For now, however, as I approach the end of this section, I would like to summarize briefly. First of all, I promised to return to the charts showing the number of patents filed in US Patent Office and brand value for Samsung and Hyundai respectively. As you can easily guess, this point in time when both companies began to accelerate rapidly is the moment of implementing the TRIZ methodology within their structures. Both companies, independently of each other, noticed the potential hidden in these tools and decided to completely change the internal paradigm of thinking about the research and development process. In both cases, the key person in the process of teaching and implementing TRIZ was the already mentioned Sergei Ikovenko, who conducted trainings in both companies. As can be seen in the charts, the decision to implement a more algorithmic approach to development activities has paid off for both companies.

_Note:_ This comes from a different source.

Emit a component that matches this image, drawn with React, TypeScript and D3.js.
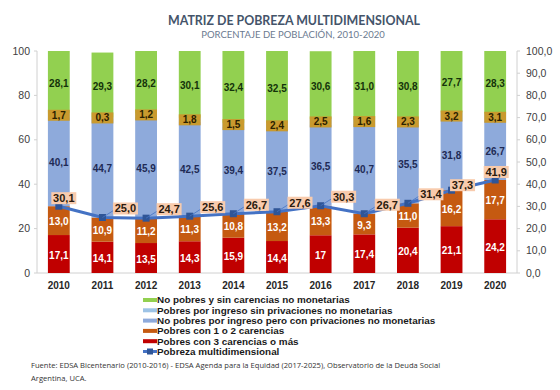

Concluding this part, I would like to emphasize that TRIZ, as a methodology of operation is also a bit like an innovative technical system. As with many other brilliant discoveries, in order for them to materialize, it was enough to perceive quite obvious regularities. Nevertheless, it did require a certain genius from Genrikh Altshuler to actually do that. The first tools very quickly evolved into a complete theory and grew with a number of additional and complementary tools. Of course, one could probably argue about the value of the classic TRIZ (especially in the context of the place and time of its creation), if not for the fact that very quickly both people and the methodology itself emigrated to the USA and only there the real boom of TRIZ took place, clearly showing that it is an approach that defends itself perfectly.